*GIVEN DATA*
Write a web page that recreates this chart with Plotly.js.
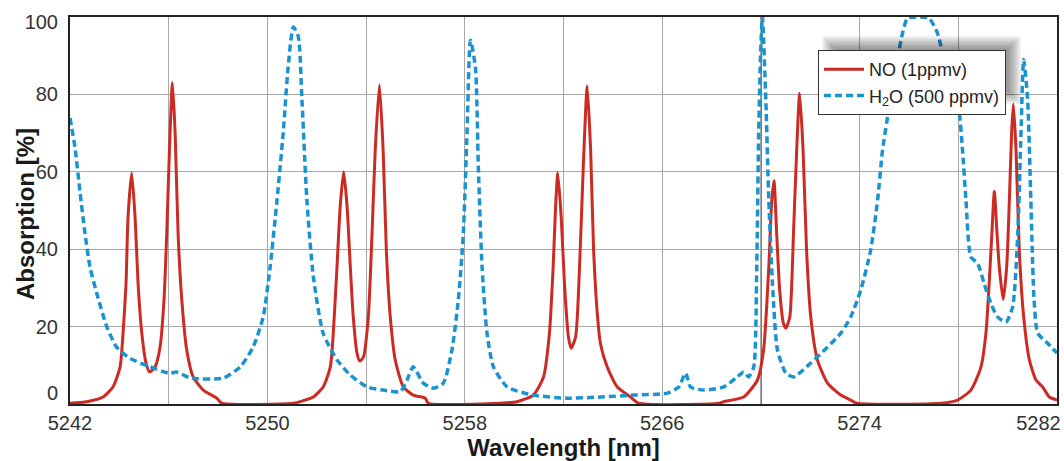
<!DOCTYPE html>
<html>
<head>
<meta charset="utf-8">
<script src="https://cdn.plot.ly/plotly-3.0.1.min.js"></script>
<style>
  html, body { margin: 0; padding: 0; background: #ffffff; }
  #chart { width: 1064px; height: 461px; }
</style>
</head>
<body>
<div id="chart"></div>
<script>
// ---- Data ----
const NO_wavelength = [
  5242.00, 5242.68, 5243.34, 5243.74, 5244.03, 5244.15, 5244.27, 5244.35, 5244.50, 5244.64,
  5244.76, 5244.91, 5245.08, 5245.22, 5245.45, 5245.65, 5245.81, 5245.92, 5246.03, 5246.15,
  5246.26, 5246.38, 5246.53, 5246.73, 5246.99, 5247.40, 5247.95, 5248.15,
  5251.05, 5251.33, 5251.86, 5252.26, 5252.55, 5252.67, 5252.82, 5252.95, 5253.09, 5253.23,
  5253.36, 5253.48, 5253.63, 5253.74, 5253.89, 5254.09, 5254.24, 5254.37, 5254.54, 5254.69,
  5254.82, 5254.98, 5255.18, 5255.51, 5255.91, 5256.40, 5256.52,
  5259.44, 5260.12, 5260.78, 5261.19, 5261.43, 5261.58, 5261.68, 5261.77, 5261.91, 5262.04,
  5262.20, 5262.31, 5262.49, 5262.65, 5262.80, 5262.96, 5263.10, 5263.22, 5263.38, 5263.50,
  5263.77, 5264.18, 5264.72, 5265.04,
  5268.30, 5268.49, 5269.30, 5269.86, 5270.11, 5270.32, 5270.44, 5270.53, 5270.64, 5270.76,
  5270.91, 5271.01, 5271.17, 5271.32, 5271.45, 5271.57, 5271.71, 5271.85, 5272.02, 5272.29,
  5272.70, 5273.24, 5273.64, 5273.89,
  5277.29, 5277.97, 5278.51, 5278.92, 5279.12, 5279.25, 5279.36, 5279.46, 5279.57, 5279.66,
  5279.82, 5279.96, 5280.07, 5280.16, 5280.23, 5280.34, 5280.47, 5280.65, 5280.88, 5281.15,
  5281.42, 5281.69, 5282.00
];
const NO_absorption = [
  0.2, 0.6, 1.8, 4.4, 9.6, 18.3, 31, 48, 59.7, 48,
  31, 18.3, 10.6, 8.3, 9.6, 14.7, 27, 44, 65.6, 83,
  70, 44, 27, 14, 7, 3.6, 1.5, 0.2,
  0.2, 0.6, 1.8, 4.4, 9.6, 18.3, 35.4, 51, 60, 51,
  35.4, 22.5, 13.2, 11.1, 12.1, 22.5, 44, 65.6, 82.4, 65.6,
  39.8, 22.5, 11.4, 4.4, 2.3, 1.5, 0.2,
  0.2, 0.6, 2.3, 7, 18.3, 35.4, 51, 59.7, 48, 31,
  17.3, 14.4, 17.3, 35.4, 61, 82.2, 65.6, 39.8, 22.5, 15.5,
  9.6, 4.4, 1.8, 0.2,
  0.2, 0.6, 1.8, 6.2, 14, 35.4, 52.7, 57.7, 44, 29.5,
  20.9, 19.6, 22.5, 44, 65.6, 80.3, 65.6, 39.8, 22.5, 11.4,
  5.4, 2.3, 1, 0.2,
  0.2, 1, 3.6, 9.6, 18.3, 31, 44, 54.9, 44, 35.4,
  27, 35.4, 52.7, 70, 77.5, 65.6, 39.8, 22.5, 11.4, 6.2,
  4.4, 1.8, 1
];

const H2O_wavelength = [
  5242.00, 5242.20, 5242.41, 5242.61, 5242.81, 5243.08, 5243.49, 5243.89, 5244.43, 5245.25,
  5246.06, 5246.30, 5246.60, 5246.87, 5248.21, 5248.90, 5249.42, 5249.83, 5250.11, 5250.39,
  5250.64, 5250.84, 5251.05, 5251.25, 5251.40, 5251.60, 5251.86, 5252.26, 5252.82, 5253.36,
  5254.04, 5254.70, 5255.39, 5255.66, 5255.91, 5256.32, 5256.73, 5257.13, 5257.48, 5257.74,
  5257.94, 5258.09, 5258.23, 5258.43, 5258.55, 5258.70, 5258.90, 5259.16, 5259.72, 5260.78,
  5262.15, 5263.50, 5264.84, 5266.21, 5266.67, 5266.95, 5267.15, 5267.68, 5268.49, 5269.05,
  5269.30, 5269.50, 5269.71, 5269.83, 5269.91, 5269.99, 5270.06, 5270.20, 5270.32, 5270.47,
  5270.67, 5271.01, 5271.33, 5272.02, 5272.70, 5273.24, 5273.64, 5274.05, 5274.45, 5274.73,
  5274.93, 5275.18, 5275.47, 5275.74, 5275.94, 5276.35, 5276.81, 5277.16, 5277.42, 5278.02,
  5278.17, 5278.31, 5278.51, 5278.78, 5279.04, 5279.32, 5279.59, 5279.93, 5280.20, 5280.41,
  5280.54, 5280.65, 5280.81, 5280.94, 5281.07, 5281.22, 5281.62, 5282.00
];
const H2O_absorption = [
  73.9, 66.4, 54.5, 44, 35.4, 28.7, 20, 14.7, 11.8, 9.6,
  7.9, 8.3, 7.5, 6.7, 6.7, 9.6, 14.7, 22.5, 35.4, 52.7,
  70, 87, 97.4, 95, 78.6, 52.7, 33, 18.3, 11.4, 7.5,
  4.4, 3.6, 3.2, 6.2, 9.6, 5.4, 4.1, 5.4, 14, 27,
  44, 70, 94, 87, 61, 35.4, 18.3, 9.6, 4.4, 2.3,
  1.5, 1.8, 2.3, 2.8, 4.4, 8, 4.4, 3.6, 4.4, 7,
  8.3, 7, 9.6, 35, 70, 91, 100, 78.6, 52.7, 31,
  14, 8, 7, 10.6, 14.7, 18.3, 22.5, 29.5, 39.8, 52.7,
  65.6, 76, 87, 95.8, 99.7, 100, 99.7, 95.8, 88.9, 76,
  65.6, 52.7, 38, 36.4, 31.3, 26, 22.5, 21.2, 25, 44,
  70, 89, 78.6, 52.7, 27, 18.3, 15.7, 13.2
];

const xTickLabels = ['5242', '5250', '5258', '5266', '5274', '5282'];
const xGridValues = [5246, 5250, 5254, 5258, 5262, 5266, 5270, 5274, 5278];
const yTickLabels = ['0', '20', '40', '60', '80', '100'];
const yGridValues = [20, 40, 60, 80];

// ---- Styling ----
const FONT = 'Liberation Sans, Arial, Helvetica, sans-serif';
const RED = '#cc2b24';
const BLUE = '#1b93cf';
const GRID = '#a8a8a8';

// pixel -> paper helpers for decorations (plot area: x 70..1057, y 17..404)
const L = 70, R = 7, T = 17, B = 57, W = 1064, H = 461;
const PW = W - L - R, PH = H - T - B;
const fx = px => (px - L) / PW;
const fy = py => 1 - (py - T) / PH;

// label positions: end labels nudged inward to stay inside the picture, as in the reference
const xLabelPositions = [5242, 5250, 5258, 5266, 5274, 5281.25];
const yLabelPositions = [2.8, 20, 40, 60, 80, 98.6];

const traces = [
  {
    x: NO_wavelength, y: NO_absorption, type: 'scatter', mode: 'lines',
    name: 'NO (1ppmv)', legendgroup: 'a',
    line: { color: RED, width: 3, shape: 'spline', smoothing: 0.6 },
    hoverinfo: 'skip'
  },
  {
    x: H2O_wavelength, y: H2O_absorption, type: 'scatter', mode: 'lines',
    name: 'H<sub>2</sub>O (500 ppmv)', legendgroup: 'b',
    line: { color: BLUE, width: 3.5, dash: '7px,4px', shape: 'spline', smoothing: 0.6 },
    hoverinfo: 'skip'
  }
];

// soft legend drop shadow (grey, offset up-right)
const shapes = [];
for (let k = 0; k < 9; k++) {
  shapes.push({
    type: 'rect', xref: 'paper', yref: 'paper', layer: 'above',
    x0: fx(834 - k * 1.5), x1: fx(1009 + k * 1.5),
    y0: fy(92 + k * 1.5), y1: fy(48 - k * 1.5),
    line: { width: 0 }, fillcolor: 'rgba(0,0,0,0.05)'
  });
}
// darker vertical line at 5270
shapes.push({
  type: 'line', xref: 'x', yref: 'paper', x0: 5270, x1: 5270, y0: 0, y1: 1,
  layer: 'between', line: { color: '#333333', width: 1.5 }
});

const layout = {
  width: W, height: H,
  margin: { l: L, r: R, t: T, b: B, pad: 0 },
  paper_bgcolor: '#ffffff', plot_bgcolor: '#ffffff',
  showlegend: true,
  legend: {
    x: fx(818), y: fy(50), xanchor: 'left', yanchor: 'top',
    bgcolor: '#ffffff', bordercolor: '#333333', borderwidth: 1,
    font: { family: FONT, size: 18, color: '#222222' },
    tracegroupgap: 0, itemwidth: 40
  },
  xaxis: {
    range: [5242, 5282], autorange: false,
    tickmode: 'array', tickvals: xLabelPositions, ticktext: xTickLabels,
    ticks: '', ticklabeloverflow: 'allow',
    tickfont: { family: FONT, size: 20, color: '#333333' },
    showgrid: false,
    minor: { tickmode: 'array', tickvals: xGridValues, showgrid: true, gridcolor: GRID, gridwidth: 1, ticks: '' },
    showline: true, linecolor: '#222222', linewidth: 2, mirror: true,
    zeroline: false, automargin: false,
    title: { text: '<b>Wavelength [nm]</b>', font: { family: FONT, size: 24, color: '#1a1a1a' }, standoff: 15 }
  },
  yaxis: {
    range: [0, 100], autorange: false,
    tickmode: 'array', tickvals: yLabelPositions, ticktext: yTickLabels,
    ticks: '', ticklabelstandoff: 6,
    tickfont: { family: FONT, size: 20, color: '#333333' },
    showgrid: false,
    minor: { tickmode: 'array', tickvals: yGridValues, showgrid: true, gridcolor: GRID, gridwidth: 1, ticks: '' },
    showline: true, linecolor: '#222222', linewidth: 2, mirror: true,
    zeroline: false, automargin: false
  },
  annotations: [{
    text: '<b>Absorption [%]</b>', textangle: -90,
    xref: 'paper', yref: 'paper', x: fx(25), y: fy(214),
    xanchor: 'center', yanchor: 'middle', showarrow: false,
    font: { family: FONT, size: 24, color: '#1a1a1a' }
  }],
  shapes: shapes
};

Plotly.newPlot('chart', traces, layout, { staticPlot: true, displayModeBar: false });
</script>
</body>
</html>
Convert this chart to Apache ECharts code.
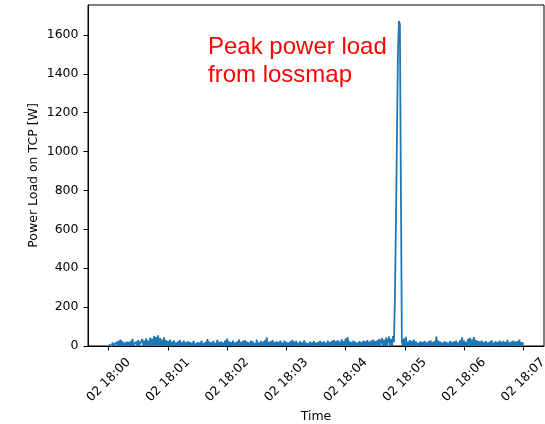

*REQUIREMENTS*
Read through the data and copy every line where "chart" shows up.

*ANSWER BELOW*
Write a web page that recreates this chart with Plotly.js.
  #chart { width: 1064px; height: 461px; }
<div id="chart"></div>
Plotly.newPlot('chart', traces, layout, { staticPlot: true, displayModeBar: false });
Convert this chart to Apache ECharts code.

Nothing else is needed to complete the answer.